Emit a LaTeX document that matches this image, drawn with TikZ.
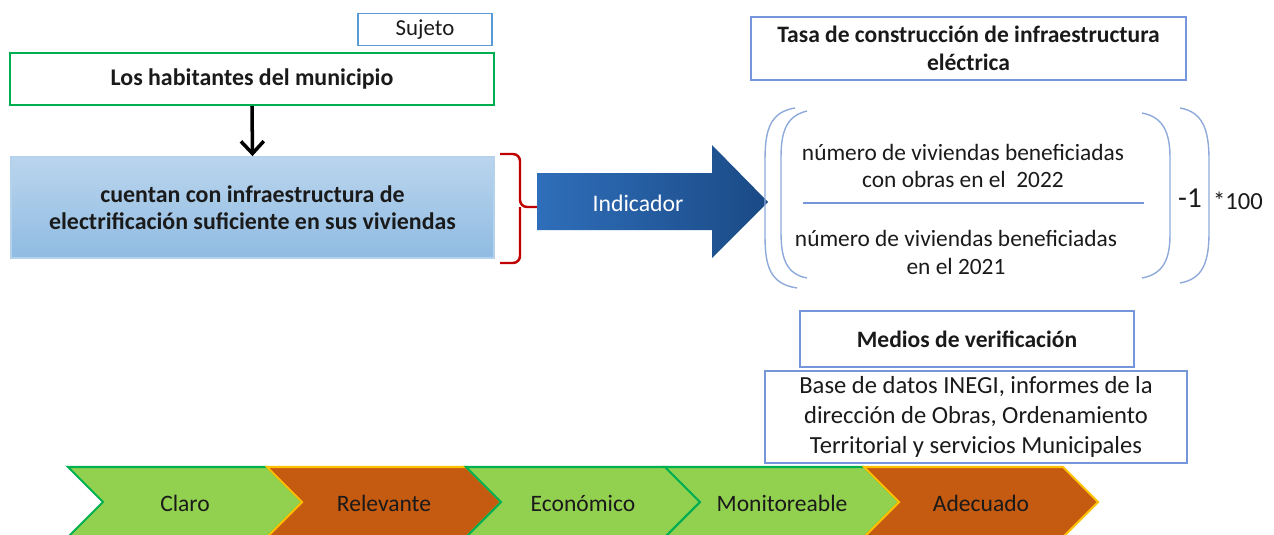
\documentclass[tikz,border=0pt]{standalone}
\usepackage{fontspec}
\setmainfont{Carlito}
\usepackage{tikz}
\usetikzlibrary{arrows.meta}
\usetikzlibrary{positioning}
\definecolor{mblue}{HTML}{5B9BD5}
\definecolor{mframe}{HTML}{7596DA}
\definecolor{mgreen}{HTML}{00B050}
\definecolor{mlime}{HTML}{92D050}
\definecolor{morange}{HTML}{C55A11}
\definecolor{mgold}{HTML}{FFC000}
\definecolor{mred}{HTML}{C00000}
\definecolor{mparen}{HTML}{8EAADB}
\definecolor{mtext}{HTML}{1A1A1A}
\definecolor{arrowl}{HTML}{2F6EBA}
\definecolor{arrowr}{HTML}{1A4A85}
\tikzset{box/.style = {draw, line width = 1pt, fill = white, inner sep = 0, align = center, text = mtext}}
\tikzset{chev/.style = {line width = 1.2pt, line join = miter}}
\tikzset{paren/.style = {mparen, line width = 0.8pt}}
\newcommand{\bodyfont}{\fontsize{13.3}{15.9}\selectfont}

\begin{document}
\begin{tikzpicture}[x = 0.02cm, y = -0.02cm]
    \clip (0, 0) rectangle (1274, 534);

    \node [box, draw = mblue, minimum width = 2.68cm, minimum height = 0.64cm,
           font = \fontsize{13}{14}\selectfont] (sujeto) at (425, 29.5) {Sujeto};
    \node [box, draw = mgreen, line width = 1.2pt, minimum width = 9.68cm, minimum height = 1.04cm,
           font = \fontsize{13.6}{15}\selectfont\bfseries] (habit) at (252, 79) {Los habitantes del municipio};
    \node [box, draw = mblue!45, top color = mblue!42!white, bottom color = mblue!68!white,
           minimum width = 9.66cm, minimum height = 2.02cm,
           font = \fontsize{13.6}{15.3}\selectfont\bfseries] (cuentan) at (252.5, 207.5)
          {cuentan con infraestructura de\\electrificación suficiente en sus viviendas};
    \draw [-{Straight Barb[length = 7pt, width = 13pt]}, line width = 2pt] (habit.south) -- (cuentan.north);

    % llave roja
    \coordinate (llave) at (537, 207);
    \draw [mred, line width = 1.4pt, rounded corners = 4pt]
          (500, 154) -- (520, 154) -- (520, 207) -- (llave) (520, 207) -- (520, 263) -- (500, 263);

    % flecha del indicador
    \shade [left color = arrowl, right color = arrowr]
          (537, 173) -- (712, 173) -- (712, 145) -- (768, 202) -- (712, 258) -- (712, 230) -- (537, 230) -- cycle;
    \node [white, font = \fontsize{13.5}{15}\selectfont] (ind) at (638, 203) {Indicador};

    \node [box, draw = mframe, minimum width = 8.7cm, minimum height = 1.26cm,
           font = \fontsize{13.4}{15.9}\selectfont\bfseries] (tasa) at (968.5, 48.5)
          {Tasa de construcción de infraestructura\\eléctrica};

    % formula
    \draw [paren] (795, 108) .. controls (770, 112) and (765, 130) .. (765, 160) -- (765, 236)
                  .. controls (765, 266) and (770, 284) .. (797, 288);
    \draw [paren] (807, 111) .. controls (786, 116) and (781, 132) .. (781, 158) -- (781, 232)
                  .. controls (781, 258) and (786, 274) .. (807, 278);
    \draw [paren] (1142, 113) .. controls (1163, 117) and (1170, 132) .. (1170, 158) -- (1170, 234)
                  .. controls (1170, 260) and (1163, 274) .. (1142, 278);
    \draw [paren] (1180, 108) .. controls (1203, 112) and (1209, 130) .. (1209, 160) -- (1209, 232)
                  .. controls (1209, 262) and (1203, 279) .. (1180, 283);
    \draw [mframe, line width = 0.8pt] (803, 203) -- (1144, 203);
    \node [align = center, text = mtext, font = \bodyfont] (num) at (963, 166)
          {número de viviendas beneficiadas\\con obras en el~~2022};
    \node [align = center, text = mtext, font = \bodyfont] (den) at (956, 252)
          {número de viviendas beneficiadas\\en el 2021};
    \node [text = mtext, font = \fontsize{16.5}{18}\selectfont] (menos) at (1190, 198) {-1};
    \node [text = mtext, font = \fontsize{14}{15}\selectfont] (cien) at (1238, 201) {*100};

    \node [box, draw = mframe, minimum width = 6.68cm, minimum height = 1.12cm,
           font = \fontsize{13.4}{15}\selectfont\bfseries] (medios) at (967, 339) {Medios de verificación};
    \node [box, draw = mframe, minimum width = 8.44cm, minimum height = 1.84cm,
           font = \fontsize{14}{17}\selectfont] (base) at (976, 417)
          {Base de datos INEGI, informes de la\\dirección de Obras, Ordenamiento\\Territorial y servicios Municipales};

    % criterios
    \foreach \x/\lbl/\fillc/\linec [count = \i] in {68/Claro/mlime/mgreen, 267/Relevante/morange/mgold,
                                                   466/Económico/mlime/mgreen, 665/Monitoreable/mlime/mgreen,
                                                   864/Adecuado/morange/mgold} {
      \draw [chev, fill = \fillc, draw = \linec]
            (\x, 467) -- ++(199, 0) -- ++(35, 35) -- ++(-35, 35) -- ++(-199, 0) -- ++(35, -35) -- cycle;
      \node [text = mtext, font = \fontsize{13.4}{15}\selectfont] (crit\i) at (\x + 117, 503) {\lbl};
    }
\end{tikzpicture}
\end{document}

- What you are asked to do:
Set down all the data again exactly as above, pictures excluded.

- Reply:
Emit a LaTeX document that matches this image, drawn with TikZ.
\documentclass[tikz,border=0pt]{standalone}
\usepackage{fontspec}
\setmainfont{Carlito}
\usepackage{tikz}
\usetikzlibrary{arrows.meta}
\usetikzlibrary{positioning}
\definecolor{mblue}{HTML}{5B9BD5}
\definecolor{mframe}{HTML}{7596DA}
\definecolor{mgreen}{HTML}{00B050}
\definecolor{mlime}{HTML}{92D050}
\definecolor{morange}{HTML}{C55A11}
\definecolor{mgold}{HTML}{FFC000}
\definecolor{mred}{HTML}{C00000}
\definecolor{mparen}{HTML}{8EAADB}
\definecolor{mtext}{HTML}{1A1A1A}
\definecolor{arrowl}{HTML}{2F6EBA}
\definecolor{arrowr}{HTML}{1A4A85}
\tikzset{box/.style = {draw, line width = 1pt, fill = white, inner sep = 0, align = center, text = mtext}}
\tikzset{chev/.style = {line width = 1.2pt, line join = miter}}
\tikzset{paren/.style = {mparen, line width = 0.8pt}}
\newcommand{\bodyfont}{\fontsize{13.3}{15.9}\selectfont}

\begin{document}
\begin{tikzpicture}[x = 0.02cm, y = -0.02cm]
    \clip (0, 0) rectangle (1274, 534);

    \node [box, draw = mblue, minimum width = 2.68cm, minimum height = 0.64cm,
           font = \fontsize{13}{14}\selectfont] (sujeto) at (425, 29.5) {Sujeto};
    \node [box, draw = mgreen, line width = 1.2pt, minimum width = 9.68cm, minimum height = 1.04cm,
           font = \fontsize{13.6}{15}\selectfont\bfseries] (habit) at (252, 79) {Los habitantes del municipio};
    \node [box, draw = mblue!45, top color = mblue!42!white, bottom color = mblue!68!white,
           minimum width = 9.66cm, minimum height = 2.02cm,
           font = \fontsize{13.6}{15.3}\selectfont\bfseries] (cuentan) at (252.5, 207.5)
          {cuentan con infraestructura de\\electrificación suficiente en sus viviendas};
    \draw [-{Straight Barb[length = 7pt, width = 13pt]}, line width = 2pt] (habit.south) -- (cuentan.north);

    % llave roja
    \coordinate (llave) at (537, 207);
    \draw [mred, line width = 1.4pt, rounded corners = 4pt]
          (500, 154) -- (520, 154) -- (520, 207) -- (llave) (520, 207) -- (520, 263) -- (500, 263);

    % flecha del indicador
    \shade [left color = arrowl, right color = arrowr]
          (537, 173) -- (712, 173) -- (712, 145) -- (768, 202) -- (712, 258) -- (712, 230) -- (537, 230) -- cycle;
    \node [white, font = \fontsize{13.5}{15}\selectfont] (ind) at (638, 203) {Indicador};

    \node [box, draw = mframe, minimum width = 8.7cm, minimum height = 1.26cm,
           font = \fontsize{13.4}{15.9}\selectfont\bfseries] (tasa) at (968.5, 48.5)
          {Tasa de construcción de infraestructura\\eléctrica};

    % formula
    \draw [paren] (795, 108) .. controls (770, 112) and (765, 130) .. (765, 160) -- (765, 236)
                  .. controls (765, 266) and (770, 284) .. (797, 288);
    \draw [paren] (807, 111) .. controls (786, 116) and (781, 132) .. (781, 158) -- (781, 232)
                  .. controls (781, 258) and (786, 274) .. (807, 278);
    \draw [paren] (1142, 113) .. controls (1163, 117) and (1170, 132) .. (1170, 158) -- (1170, 234)
                  .. controls (1170, 260) and (1163, 274) .. (1142, 278);
    \draw [paren] (1180, 108) .. controls (1203, 112) and (1209, 130) .. (1209, 160) -- (1209, 232)
                  .. controls (1209, 262) and (1203, 279) .. (1180, 283);
    \draw [mframe, line width = 0.8pt] (803, 203) -- (1144, 203);
    \node [align = center, text = mtext, font = \bodyfont] (num) at (963, 166)
          {número de viviendas beneficiadas\\con obras en el~~2022};
    \node [align = center, text = mtext, font = \bodyfont] (den) at (956, 252)
          {número de viviendas beneficiadas\\en el 2021};
    \node [text = mtext, font = \fontsize{16.5}{18}\selectfont] (menos) at (1190, 198) {-1};
    \node [text = mtext, font = \fontsize{14}{15}\selectfont] (cien) at (1238, 201) {*100};

    \node [box, draw = mframe, minimum width = 6.68cm, minimum height = 1.12cm,
           font = \fontsize{13.4}{15}\selectfont\bfseries] (medios) at (967, 339) {Medios de verificación};
    \node [box, draw = mframe, minimum width = 8.44cm, minimum height = 1.84cm,
           font = \fontsize{14}{17}\selectfont] (base) at (976, 417)
          {Base de datos INEGI, informes de la\\dirección de Obras, Ordenamiento\\Territorial y servicios Municipales};

    % criterios
    \foreach \x/\lbl/\fillc/\linec [count = \i] in {68/Claro/mlime/mgreen, 267/Relevante/morange/mgold,
                                                   466/Económico/mlime/mgreen, 665/Monitoreable/mlime/mgreen,
                                                   864/Adecuado/morange/mgold} {
      \draw [chev, fill = \fillc, draw = \linec]
            (\x, 467) -- ++(199, 0) -- ++(35, 35) -- ++(-35, 35) -- ++(-199, 0) -- ++(35, -35) -- cycle;
      \node [text = mtext, font = \fontsize{13.4}{15}\selectfont] (crit\i) at (\x + 117, 503) {\lbl};
    }
\end{tikzpicture}
\end{document}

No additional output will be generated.